La estructura de la evaluación también influye. Exámenes extensos, con preguntas ambiguas o que no reflejan lo trabajado, generan inseguridad. Cuando los alumnos no comprenden lo que se les pide o sienten que el contenido no se relaciona con su esfuerzo previo, la ansiedad aumenta. Por el contrario, evaluaciones claras, con criterios transparentes y coherentes con lo enseñado, permiten que el estudiante se enfoque en demostrar su aprendizaje y reduzcan la sensación de arbitrariedad. La claridad en la consigna es, por lo tanto, un elemento fundamental para que la evaluación cumpla su función educativa.

El rol de la preparación emocional

No solo importa qué se evalúa, sino también cómo se acompaña a los alumnos antes y durante la prueba. Preparar emocionalmente a los estudiantes, ofreciendo estrategias para manejar la tensión y recordando que cometer errores es parte del aprendizaje, reduce significativamente la ansiedad. Los docentes pueden dedicar unos minutos a hablar sobre técnicas de respiración, organización del tiempo o incluso a plantear la evaluación como un desafío a superar juntos. Esta preparación ayuda a que la prueba no sea percibida como un obstáculo insuperable, sino como una instancia natural dentro del proceso educativo.

El tipo de evaluación también afecta la experiencia emocional. Las pruebas memorísticas, que priorizan la repetición de información, suelen generar más estrés que las evaluaciones prácticas o basadas en proyectos, donde los alumnos aplican conocimientos y habilidades de manera concreta. Actividades que permiten elegir la forma de presentar lo aprendido, resolver problemas en grupo o participar en actividades creativas suelen ser más motivadoras y menos ansiosas. Integrar variedad en las formas de evaluación es una estrategia que protege el bienestar emocional sin renunciar al aprendizaje.
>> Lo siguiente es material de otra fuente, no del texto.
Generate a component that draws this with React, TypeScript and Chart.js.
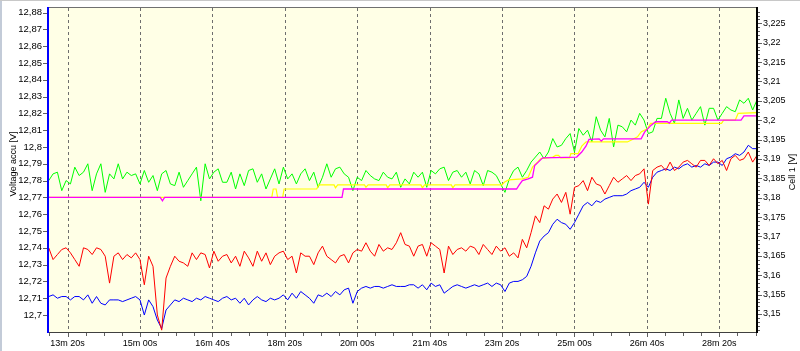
import React, { useEffect, useRef } from 'react';
import { Chart, registerables } from 'chart.js';

Chart.register(...registerables);

// Sampling of the noisy series: one value every 6 s starting at 774 s
const T_START = 774;
const T_STEP = 6;

const GREEN = [
  12.780, 12.784, 12.785, 12.774, 12.780, 12.778, 12.788, 12.783, 12.785, 12.790,
  12.774, 12.784, 12.790, 12.773, 12.784, 12.781, 12.790, 12.781, 12.785, 12.783,
  12.784, 12.778, 12.786, 12.779, 12.783, 12.774, 12.784, 12.786, 12.778, 12.777,
  12.785, 12.776, 12.780, 12.784, 12.788, 12.768, 12.790, 12.781, 12.785, 12.787,
  12.779, 12.779, 12.785, 12.775, 12.784, 12.777, 12.786, 12.787, 12.779, 12.784,
  12.775, 12.781, 12.787, 12.778, 12.788, 12.781, 12.784, 12.778, 12.784, 12.787,
  12.780, 12.785, 12.776, 12.782, 12.790, 12.782, 12.787, 12.788, 12.784, 12.782,
  12.774, 12.782, 12.780, 12.786, 12.783, 12.781, 12.780, 12.785, 12.782, 12.781,
  12.785, 12.776, 12.781, 12.778, 12.785, 12.782, 12.785, 12.776, 12.786, 12.784,
  12.787, 12.788, 12.780, 12.785, 12.786, 12.782, 12.785, 12.778, 12.786, 12.784,
  12.777, 12.786, 12.785, 12.783, 12.778, 12.773, 12.781, 12.786, 12.788, 12.782,
  12.786, 12.791, 12.794, 12.797, 12.793, 12.797, 12.805, 12.800, 12.801, 12.805,
  12.808, 12.797, 12.811, 12.807, 12.810, 12.803, 12.818, 12.810, 12.806, 12.817,
  12.800, 12.813, 12.812, 12.809, 12.816, 12.813, 12.820, 12.816, 12.808, 12.809,
  12.817, 12.817, 12.829, 12.820, 12.814, 12.828, 12.817, 12.823, 12.816, 12.820,
  12.824, 12.813, 12.823, 12.823, 12.816, 12.820, 12.824, 12.822, 12.821, 12.828,
  12.826, 12.829, 12.822, 12.828,
];

const RED = [
  12.740, 12.733, 12.736, 12.739, 12.740, 12.737, 12.733, 12.729, 12.740, 12.739,
  12.736, 12.740, 12.739, 12.735, 12.719, 12.735, 12.737, 12.733, 12.736, 12.734,
  12.737, 12.733, 12.718, 12.735, 12.729, 12.700, 12.691, 12.722, 12.729, 12.735,
  12.732, 12.731, 12.729, 12.737, 12.733, 12.737, 12.736, 12.728, 12.738, 12.732,
  12.735, 12.736, 12.731, 12.735, 12.729, 12.738, 12.734, 12.729, 12.738, 12.732,
  12.737, 12.730, 12.735, 12.737, 12.738, 12.733, 12.735, 12.725, 12.737, 12.735,
  12.735, 12.730, 12.737, 12.741, 12.735, 12.733, 12.731, 12.735, 12.736, 12.731,
  12.737, 12.739, 12.738, 12.743, 12.738, 12.735, 12.742, 12.738, 12.740, 12.739,
  12.743, 12.749, 12.742, 12.741, 12.735, 12.741, 12.742, 12.735, 12.743, 12.741,
  12.739, 12.725, 12.741, 12.736, 12.739, 12.740, 12.738, 12.741, 12.740, 12.736,
  12.742, 12.739, 12.736, 12.741, 12.738, 12.740, 12.735, 12.737, 12.734, 12.745,
  12.740, 12.749, 12.759, 12.755, 12.765, 12.763, 12.769, 12.772, 12.767, 12.773,
  12.760, 12.776, 12.777, 12.780, 12.774, 12.782, 12.778, 12.777, 12.772, 12.777,
  12.782, 12.779, 12.781, 12.783, 12.780, 12.783, 12.784, 12.787, 12.766, 12.786,
  12.788, 12.789, 12.786, 12.791, 12.786, 12.788, 12.791, 12.792, 12.790, 12.788,
  12.792, 12.792, 12.789, 12.793, 12.790, 12.792, 12.786, 12.793, 12.795, 12.792,
  12.793, 12.797, 12.791, 12.795,
];

const BLUE = [
  12.711, 12.712, 12.710, 12.711, 12.711, 12.709, 12.711, 12.711, 12.709, 12.712,
  12.707, 12.711, 12.707, 12.706, 12.709, 12.709, 12.709, 12.708, 12.709, 12.710,
  12.711, 12.709, 12.700, 12.709, 12.705, 12.697, 12.692, 12.703, 12.706, 12.709,
  12.708, 12.710, 12.709, 12.708, 12.710, 12.709, 12.711, 12.710, 12.709, 12.708,
  12.710, 12.711, 12.709, 12.710, 12.707, 12.710, 12.706, 12.709, 12.711, 12.709,
  12.708, 12.710, 12.709, 12.710, 12.712, 12.709, 12.713, 12.710, 12.714, 12.712,
  12.710, 12.707, 12.712, 12.711, 12.713, 12.711, 12.714, 12.712, 12.715, 12.716,
  12.707, 12.714, 12.716, 12.717, 12.716, 12.717, 12.717, 12.716, 12.717, 12.718,
  12.717, 12.717, 12.717, 12.718, 12.718, 12.716, 12.718, 12.715, 12.719, 12.717,
  12.718, 12.713, 12.715, 12.717, 12.718, 12.717, 12.716, 12.717, 12.718, 12.717,
  12.718, 12.719, 12.717, 12.719, 12.718, 12.714, 12.719, 12.720, 12.720, 12.721,
  12.723, 12.729, 12.737, 12.744, 12.747, 12.749, 12.754, 12.757, 12.755, 12.754,
  12.751, 12.755, 12.760, 12.765, 12.767, 12.765, 12.768, 12.767, 12.769, 12.770,
  12.771, 12.771, 12.771, 12.772, 12.774, 12.775, 12.776, 12.779, 12.776, 12.782,
  12.785, 12.786, 12.787, 12.786, 12.788, 12.787, 12.789, 12.790, 12.788, 12.789,
  12.788, 12.790, 12.789, 12.791, 12.791, 12.789, 12.793, 12.794, 12.796, 12.795,
  12.797, 12.801, 12.799, 12.799,
];

// Step-like series given as (time, value) corners
const MAGENTA_T = [774, 928, 931, 934, 1179, 1181, 1420, 1423, 1428, 1436, 1442, 1445, 1450, 1456, 1503, 1510, 1516, 1520, 1534, 1537, 1540, 1592, 1597, 1606, 1612, 1628, 1631, 1634, 1730, 1734, 1753];
const MAGENTA_V = [12.770, 12.770, 12.768, 12.770, 12.770, 12.775, 12.775, 12.777, 12.780, 12.781, 12.782, 12.789, 12.791, 12.7935, 12.794, 12.797, 12.8006, 12.8045, 12.8048, 12.8035, 12.8048, 12.8048, 12.809, 12.813, 12.815, 12.815, 12.8142, 12.816, 12.816, 12.8185, 12.8185];

const YELLOW_T = [774, 1082, 1084, 1088, 1090, 1097, 1099, 1144, 1147, 1168, 1170, 1173, 1210, 1212, 1215, 1240, 1242, 1245, 1288, 1290, 1293, 1330, 1332, 1335, 1400, 1403, 1409, 1428, 1436, 1442, 1449, 1453, 1470, 1474, 1478, 1481, 1493, 1495, 1505, 1510, 1516, 1573, 1580, 1587, 1592, 1601, 1605, 1703, 1706, 1722, 1726, 1753];
const YELLOW_V = [12.770, 12.770, 12.775, 12.775, 12.770, 12.770, 12.775, 12.775, 12.7774, 12.7774, 12.7757, 12.7774, 12.7774, 12.776, 12.7774, 12.7774, 12.7757, 12.7774, 12.7774, 12.7757, 12.7774, 12.7774, 12.7757, 12.7774, 12.7774, 12.779, 12.7804, 12.781, 12.782, 12.788, 12.791, 12.793, 12.794, 12.795, 12.795, 12.7935, 12.7935, 12.796, 12.796, 12.8005, 12.803, 12.803, 12.8045, 12.806, 12.809, 12.811, 12.814, 12.814, 12.816, 12.816, 12.820, 12.8205];

const X_LABEL_TIMES = [800, 900, 1000, 1100, 1200, 1300, 1400, 1500, 1600, 1700];
const LEFT_TICKS = [12.70, 12.71, 12.72, 12.73, 12.74, 12.75, 12.76, 12.77, 12.78, 12.79, 12.80, 12.81, 12.82, 12.83, 12.84, 12.85, 12.86, 12.87, 12.88];
const RIGHT_TICKS = [3.150, 3.155, 3.160, 3.165, 3.170, 3.175, 3.180, 3.185, 3.190, 3.195, 3.200, 3.205, 3.210, 3.215, 3.220, 3.225];

const X_MIN = 773;
const X_MAX = 1752;
const LEFT_MIN = 12.6899;
const LEFT_MAX = 12.8827;
const RIGHT_MIN = 3.14536;
const RIGHT_MAX = 3.22895;

const LEFT_TITLE = 'Voltage accu [V]';
const RIGHT_TITLE = 'Cell 1 [V]';

const FONT_FAMILY = '"Liberation Sans", Arial, sans-serif';
const FONT_SIZE = 9;
const LEFT_FONT_SIZE = 9.5;
const PLOT_BG = '#FFFFE6';

const sampled = (vals: number[]) => vals.map((v, i) => ({ x: T_START + i * T_STEP, y: v }));
const paired = (ts: number[], vs: number[]) => ts.map((t, i) => ({ x: t, y: vs[i] }));

const fmtTime = (v: number) => {
  const m = Math.floor(v / 60);
  const s = Math.round(v - m * 60);
  return `${m}m ${String(s).padStart(2, '0')}s`;
};
const fmtNum = (v: number, d: number) => String(Number(v.toFixed(d))).replace('.', ',');

const decorPlugin = {
  id: 'decor',
  beforeDraw(chart: any) {
    const { ctx, chartArea: a, width, height } = chart;
    ctx.save();
    ctx.fillStyle = '#ffffff';
    ctx.fillRect(0, 0, width, height);
    ctx.fillStyle = PLOT_BG;
    ctx.fillRect(a.left, a.top, a.right - a.left, a.bottom - a.top);
    const xs = chart.scales.x;
    ctx.strokeStyle = '#6e6e6e';
    ctx.lineWidth = 1;
    ctx.setLineDash([3, 3]);
    for (const t of X_LABEL_TIMES) {
      const px = Math.round(xs.getPixelForValue(t)) + 0.5;
      ctx.beginPath();
      ctx.moveTo(px, a.top);
      ctx.lineTo(px, a.bottom);
      ctx.stroke();
    }
    ctx.restore();
  },
  afterDraw(chart: any) {
    const { ctx, chartArea: a, width, height } = chart;
    const xs = chart.scales.x;
    const yl = chart.scales.y;
    const yr = chart.scales.y1;
    ctx.save();
    // frame
    ctx.fillStyle = '#707070';
    ctx.fillRect(a.left, a.top - 1, a.right - a.left, 1);
    ctx.fillStyle = '#404040';
    ctx.fillRect(a.left, a.bottom, a.right - a.left + 1, 1);
    ctx.fillStyle = '#0000ff';
    ctx.fillRect(a.left - 1, a.top - 1, 2, a.bottom - a.top + 2);
    ctx.fillStyle = '#000000';
    ctx.fillRect(a.right - 1, a.top - 1, 2, a.bottom - a.top + 2);

    // tick marks
    ctx.fillStyle = '#606060';
    for (const v of LEFT_TICKS) {
      const py = Math.round(yl.getPixelForValue(v));
      ctx.fillRect(a.left - 5, py, 4, 1);
    }
    for (let k = 3146; k <= 3228; k++) {
      const v = k / 1000;
      const py = Math.round(yr.getPixelForValue(v));
      const major = k % 5 === 0;
      ctx.fillRect(a.right + 1, py, major ? 4 : 2, 1);
    }
    for (let t = 775; t <= 1750; t += 25) {
      const px = Math.round(xs.getPixelForValue(t));
      const major = t % 100 === 0;
      ctx.fillRect(px, a.bottom + 1, 1, major ? 4 : 3);
    }

    // axis titles
    ctx.fillStyle = '#000000';
    ctx.font = `${FONT_SIZE}px ${FONT_FAMILY}`;
    ctx.textAlign = 'center';
    ctx.textBaseline = 'middle';
    ctx.save();
    ctx.translate(13.5, 164);
    ctx.rotate(-Math.PI / 2);
    ctx.fillText(LEFT_TITLE, 0, 0);
    ctx.restore();
    ctx.save();
    ctx.translate(792.5, 172);
    ctx.rotate(-Math.PI / 2);
    ctx.fillText(RIGHT_TITLE, 0, 0);
    ctx.restore();

    // outer window edges
    ctx.fillStyle = '#c3cbd8';
    ctx.fillRect(0, 0, 2, height);
    ctx.fillStyle = '#c8c8c8';
    ctx.fillRect(0, 0, width, 1);
    ctx.restore();
  },
};

export default function App() {
  const ref = useRef<HTMLCanvasElement | null>(null);

  useEffect(() => {
    if (!ref.current) return;
    const line = (label: string, data: any[], color: string, width = 1) => ({
      label,
      data,
      borderColor: color,
      backgroundColor: color,
      borderWidth: width,
      pointRadius: 0,
      pointHoverRadius: 0,
      tension: 0,
      fill: false,
      yAxisID: 'y',
    });
    const tickFont = { family: FONT_FAMILY, size: FONT_SIZE };
    const chart = new Chart(ref.current, {
      type: 'line',
      data: {
        datasets: [
          line('Magenta', paired(MAGENTA_T, MAGENTA_V), '#ff00ff', 1.3),
          line('Yellow', paired(YELLOW_T, YELLOW_V), '#ffff00', 1.2),
          line('Green', sampled(GREEN), '#00ff00'),
          line('Red', sampled(RED), '#ff0000'),
          line('Blue', sampled(BLUE), '#0000ff'),
        ],
      },
      plugins: [decorPlugin],
      options: {
        responsive: false,
        animation: false,
        devicePixelRatio: 1,
        layout: { padding: { top: 8, left: 0, right: 0, bottom: 0 } },
        plugins: {
          legend: { display: false },
          tooltip: { enabled: false },
          title: { display: false },
        },
        events: [],
        scales: {
          x: {
            type: 'linear',
            position: 'bottom',
            min: X_MIN,
            max: X_MAX,
            grid: { display: false, drawTicks: false },
            border: { display: false },
            afterBuildTicks: (s: any) => {
              s.ticks = X_LABEL_TIMES.map((v) => ({ value: v }));
            },
            afterFit: (s: any) => {
              s.height = 19;
              s.paddingLeft = 0;
              s.paddingRight = 0;
            },
            ticks: {
              autoSkip: false,
              maxRotation: 0,
              minRotation: 0,
              padding: 6,
              color: '#000',
              font: tickFont,
              callback: (v: any) => fmtTime(Number(v)),
            },
          },
          y: {
            type: 'linear',
            position: 'left',
            min: LEFT_MIN,
            max: LEFT_MAX,
            grid: { display: false, drawTicks: false },
            border: { display: false },
            afterBuildTicks: (s: any) => {
              s.ticks = LEFT_TICKS.map((v) => ({ value: v }));
            },
            afterFit: (s: any) => {
              s.width = 48;
              s.paddingTop = 0;
              s.paddingBottom = 0;
            },
            ticks: {
              autoSkip: false,
              padding: 6,
              color: '#000',
              font: { family: FONT_FAMILY, size: LEFT_FONT_SIZE },
              callback: (v: any) => fmtNum(Number(v), 2),
            },
          },
          y1: {
            type: 'linear',
            position: 'right',
            min: RIGHT_MIN,
            max: RIGHT_MAX,
            grid: { display: false, drawTicks: false },
            border: { display: false },
            afterBuildTicks: (s: any) => {
              s.ticks = RIGHT_TICKS.map((v) => ({ value: v }));
            },
            afterFit: (s: any) => {
              s.width = 43;
              s.paddingTop = 0;
              s.paddingBottom = 0;
            },
            ticks: {
              autoSkip: false,
              padding: 6,
              color: '#000',
              font: tickFont,
              callback: (v: any) => fmtNum(Number(v), 3),
            },
          },
        },
      },
    } as any);
    return () => chart.destroy();
  }, []);

  return (
    <div style={{ position: 'absolute', left: 0, top: 0, width: 800, height: 351 }}>
      <canvas ref={ref} width={800} height={351} style={{ display: 'block' }} />
    </div>
  );
}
Otro elemento que incrementa la ansiedad es la comparación constante. Los alumnos tienden a mirarse entre sí y medir su desempeño en relación con los demás. Cuando las evaluaciones se perciben como un ranking permanente, la competencia deja de ser saludable y el foco se desplaza del aprendizaje a la preocupación por quedar por debajo. Crear un ambiente donde los errores se interpretan como parte del proceso y los logros se celebran individualmente reduce el estrés y fortalece la motivación intrínseca.

Comunicación y retroalimentación

La manera en que se comunica la evaluación y sus resultados tiene un peso enorme en la ansiedad. Entregar retroalimentación constructiva, detallada y orientada al progreso permite que los alumnos comprendan sus aciertos y áreas de mejora sin sentirse juzgados. En cambio, notas secas, comparaciones públicas o comentarios imprecisos refuerzan el miedo a fallar y la sensación de injusticia. La evaluación debe ser un espejo que refleje avances y posibilidades de crecimiento, no un juicio que paralice.

Además, la retroalimentación temprana y frecuente ayuda a que la evaluación final no sea un momento de sorpresa o temor. Cuando los estudiantes conocen su progreso, comprenden qué puntos deben reforzar y sienten que el docente los acompaña, la ansiedad disminuye y el aprendizaje se profundiza. Evaluar no es solo medir, sino también guiar, orientar y acompañar.

La ansiedad en las evaluaciones no es inevitable ni es señal de incapacidad. Surge de factores relacionados con la presión, la claridad, el tipo de prueba y la manera en que se acompaña al estudiante. Transformar la evaluación en una experiencia más positiva requiere atención al diseño, a la comunicación, al acompañamiento emocional y a la diversidad de formas de demostrar lo aprendido. Una evaluación bien pensada no solo mide conocimientos, sino que refuerza la confianza, la motivación y la disposición a aprender de manera continua.